Sheffield Doc/Fest Review: Hooligan Sparrow


China has a population of well over a billion people. However, it’s highly likely that you or I know much more about what’s going on in the country than those actually living there. Despite relaxing restrictions in the new global climate, China is very much a nation under censorship. Corruption is rife amongst government officials and within the police, whilst the state controls the media. Ye Haiyan (aka Hooligan Sparrow) is an outspoken campaigner for women’s and children’s rights.

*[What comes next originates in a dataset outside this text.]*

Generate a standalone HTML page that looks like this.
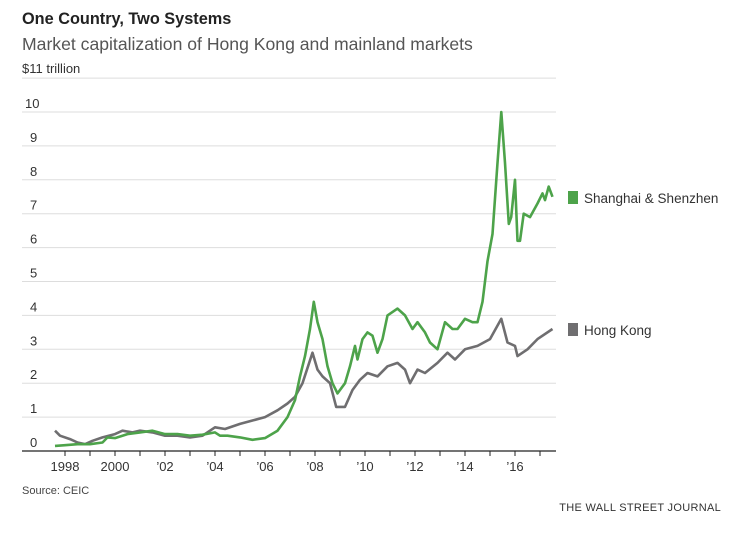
<!DOCTYPE html>
<html><head><meta charset="utf-8">
<style>
body{margin:0;background:#fff;width:747px;height:535px;overflow:hidden;font-family:"Liberation Sans",sans-serif;}
svg{position:absolute;left:0;top:0}
</style></head>
<body>
<svg width="747" height="535">
<text x="22" y="24" font-size="16.3" font-weight="bold" fill="#222">One Country, Two Systems</text>
<text x="22" y="50" font-size="17.6" fill="#555">Market capitalization of Hong Kong and mainland markets</text>
<g id="grid"></g>
<g id="series"></g>
<g id="xaxis"></g>
<rect x="568" y="191" width="10" height="13" fill="#4da34a"/>
<text x="584" y="203" font-size="13.5" fill="#333">Shanghai &amp; Shenzhen</text>
<rect x="568" y="323" width="10" height="13" fill="#6f6e70"/>
<text x="584" y="335" font-size="13.5" fill="#333">Hong Kong</text>
<text x="22" y="494" font-size="11" fill="#444">Source: CEIC</text>
<text x="721" y="511" font-size="11" fill="#333" text-anchor="end" letter-spacing="0.3">THE WALL STREET JOURNAL</text>
</svg>
<script>
const yTicks=[0,1,2,3,4,5,6,7,8,9,10,11];
const xYears=[1998,1999,2000,2001,2002,2003,2004,2005,2006,2007,2008,2009,2010,2011,2012,2013,2014,2015,2016,2017];
const xLabels={1998:"1998",2000:"2000",2002:"\u201902",2004:"\u201904",2006:"\u201906",2008:"\u201908",2010:"\u201910",2012:"\u201912",2014:"\u201914",2016:"\u201916"};
const shT=[1997.6,1998,1998.5,1999,1999.5,1999.7,2000,2000.5,2001,2001.5,2002,2002.5,2003,2003.5,2004,2004.2,2004.5,2005,2005.5,2006,2006.5,2006.9,2007.2,2007.4,2007.6,2007.8,2007.95,2008.1,2008.3,2008.5,2008.7,2008.9,2009.2,2009.4,2009.6,2009.7,2009.9,2010.1,2010.3,2010.5,2010.7,2010.9,2011.3,2011.6,2011.9,2012.1,2012.4,2012.6,2012.9,2013.2,2013.5,2013.7,2014,2014.3,2014.5,2014.7,2014.9,2015.1,2015.3,2015.45,2015.6,2015.75,2015.85,2016,2016.1,2016.2,2016.35,2016.6,2016.9,2017.1,2017.2,2017.35,2017.5];
const shV=[0.15,0.17,0.2,0.2,0.25,0.4,0.38,0.5,0.55,0.6,0.5,0.5,0.45,0.48,0.55,0.45,0.45,0.4,0.33,0.38,0.6,1.0,1.5,2.2,2.8,3.6,4.4,3.8,3.3,2.5,2.0,1.7,2.0,2.5,3.1,2.7,3.3,3.5,3.4,2.9,3.3,4.0,4.2,4.0,3.6,3.8,3.5,3.2,3.0,3.8,3.6,3.6,3.9,3.8,3.8,4.4,5.6,6.4,8.5,10.0,8.5,6.7,6.9,8.0,6.2,6.2,7.0,6.9,7.3,7.6,7.4,7.8,7.5];
const hkT=[1997.6,1997.8,1998.2,1998.5,1998.8,1999.1,1999.5,2000,2000.3,2000.7,2001,2001.5,2002,2002.5,2003,2003.5,2004,2004.4,2005,2005.5,2006,2006.5,2006.9,2007.2,2007.5,2007.9,2008.1,2008.3,2008.6,2008.85,2009.2,2009.5,2009.8,2010.1,2010.5,2010.9,2011.3,2011.6,2011.8,2012.1,2012.4,2012.9,2013.3,2013.6,2014,2014.5,2015,2015.45,2015.7,2016,2016.1,2016.5,2016.9,2017.5];
const hkV=[0.6,0.45,0.35,0.25,0.2,0.3,0.4,0.5,0.6,0.55,0.6,0.55,0.45,0.45,0.4,0.45,0.7,0.65,0.8,0.9,1.0,1.2,1.4,1.6,2.0,2.9,2.4,2.2,2.0,1.3,1.3,1.8,2.1,2.3,2.2,2.5,2.6,2.4,2.0,2.4,2.3,2.6,2.9,2.7,3.0,3.1,3.3,3.9,3.2,3.1,2.8,3.0,3.3,3.6];
const NS="http://www.w3.org/2000/svg";
const xS=t=>65+(t-1998)*25;
const yS=v=>451-v*33.9;
function mk(tag,attrs,parent){const e=document.createElementNS(NS,tag);for(const k in attrs)e.setAttribute(k,attrs[k]);parent.appendChild(e);return e;}
const grid=document.getElementById('grid');
yTicks.forEach(v=>{
  if(v>0){const l=mk('line',{x1:22,x2:556,y1:yS(v),y2:yS(v),stroke:'#ddd','stroke-width':1},grid);
  
  }
  if(v<11){const t=mk('text',{x:v==10?25:30,y:yS(v)-4,'font-size':13,fill:'#333'},grid);t.textContent=v;
  
  }
});
const t11=mk('text',{x:22,y:yS(11)-5,'font-size':13,fill:'#333'},grid);t11.textContent='$11 trillion';


const xa=document.getElementById('xaxis');
const ax=mk('line',{x1:22,x2:556,y1:451,y2:451,stroke:'#222','stroke-width':1.3},xa);


xYears.forEach(y=>{
  const tk=mk('line',{x1:xS(y),x2:xS(y),y1:451,y2:456,stroke:'#222'},xa);
  
  
  if(xLabels[y]){const t=mk('text',{x:xS(y),y:471,'font-size':13,fill:'#333','text-anchor':'middle'},xa);t.textContent=xLabels[y];
  
  }
});
const ser=document.getElementById('series');
function line(T,V,color,name){
  const d=T.map((t,i)=>(i?'L':'M')+xS(t).toFixed(1)+','+yS(V[i]).toFixed(1)).join('');
  const p=mk('path',{d:d,fill:'none',stroke:color,'stroke-width':2.6,'stroke-linejoin':'round'},ser);
  
  
}
line(hkT,hkV,'#6f6e70','hongkong-line');
line(shT,shV,'#4da34a','shanghai-shenzhen-line');
</script>
</body></html>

Nanfu Wang is a young filmmaker who returns to her native China after studying in America for two years. Not having the basis of a film in mind before she started shooting, she joins Sparrow and a group of intrepid campaigners as they travel to Hainan Province in southern China to protest the case of six elementary school girls who were sexually abused by their principal. This starts a chain of events which leads to them becomingly increasingly targeted by gangs of government sponsored thugs.

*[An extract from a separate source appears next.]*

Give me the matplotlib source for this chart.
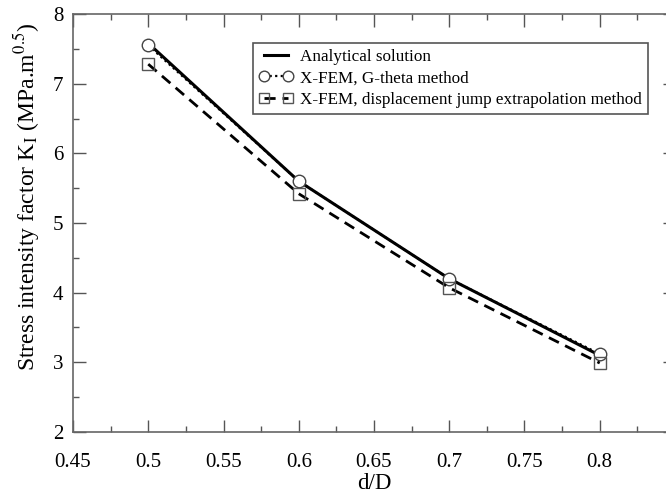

Hooligan Sparrow is brave and courageous filmmaking, especially for a debut feature. Wang herself became a target of the authorities and the film had to be smuggled out of the country. It’s a film which really needs to be seen in China; a country where women’s and children’s rights exist on paper alone. Hooligan Sparrow is activist filmmaking at its best and highlights the government’s continuing crackdown on those who try and protect human rights in China.